What are you clinging onto? Why are you afraid to let go?

When we let go – whether it be of a belief, a way of being, a person or an object – we free up energy. We create space for something else to come into our life. We have no way of knowing what that thing will be, but without space, nothing new can enter.

If you feel stuck or stale in any area of your life, you’ve got some work to do! Go though your wardrobe, your fridge, your pantry, your underwear drawer (seriously, when was the last time you wore those old, holey panties?? Let ‘em go darling), your wallet, your make up bag, your book shelves, your desktop, that second drawer in your kitchen, that third drawer in your kitchen, your Facebook friends, your real life friends….everything is up for grabs here.

I used to be afraid to let go of my books (I LOVE books; the feel of them in my hands, turning down the corners of pages I want to come back to, underlining and highlighting inspiring passages as I read). I wanted them nearby so I could read them again and refer to them whenever I needed. I read a lot, and so my collection was huge, and varied, and every time I moved, they were the heaviest, bulkiest things I had to move. But still, I lugged them from place to place, year after year, just so they could be close to me. They brought me a feeling of security and comfort.

How ridiculous is that?

I was so tied to these books, I made my life more difficult by hanging on to them. And the thought that they’d be gone if I didn’t hold on, is even more ridiculous – I’ll always carry their content within me, and any time I get the urge to re-read one of them, someone I know, somewhere in the world will have it, and will be able to get it to me in a matter of days. Worst-case scenario, I can download it and have it on my Kindle in a matter of minutes!

Security doesn’t come from books. Comfort doesn’t come from books.

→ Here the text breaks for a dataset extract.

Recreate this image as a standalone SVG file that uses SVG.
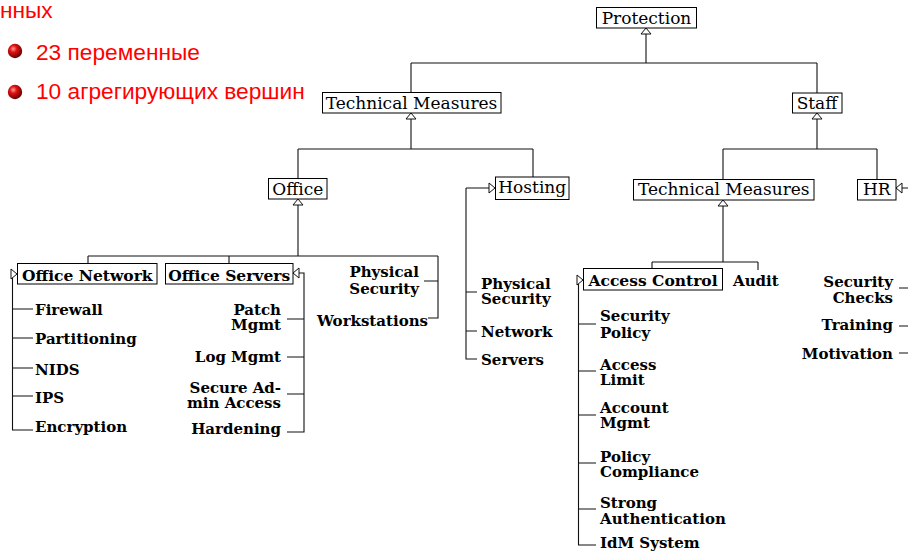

Neither does love, or happiness, or excitement, or any of the other things you are searching for. These also don’t come from that over stuffed fridge you have, your outdated wardrobe of clothes that don’t fit properly, or look anything less than amazing, but which you want to keep “just in case you need them one day”. You won’t find them in that pile of clutter on your bedside table, your coffee table, in your garage or your bathroom either. Nope, not in all those old receipts and store cards that are jamming up your wallet. And definitely NOT in that shoe box of old photos of you and your ex from high school!

 Love. Happiness. Security. Comfort. Excitement.

These come from within you, and are developed and realised when you are living a life you love. You cannot live that life fully whilst you are bogged down in all that crap!

So, beautiful, it’s time to get cleaning, clearing and making space. Pick one area of your life and get ruthless. Anything that is old, broken, chipped, stained, outdated, stretched, past its use-by, goes. Anything that hasn’t been used in 6 months or more (3 if you want to get really ruthless) goes. Anything that you are hanging on to “just in case” goes.

Pay attention to the things you want to hang onto, and dig a little deeper. Ask;

  • What purpose does holding onto this item serve?
  • What am I afraid will happen if I let it go? Is there any truth in that?
  • What would I do without it?

Still can’t quite let it go? Place it into a box in the back, or top, of your wardrobe. If it’s still there in 1 month, get rid of it.

Once you’ve finished, be very mindful of filling that space with something else, just for the sake of it. Space can make us feel a little uncomfortable, but remember, it is into that open space that something new will be pulled. Keep it open, and see what you are gifted with.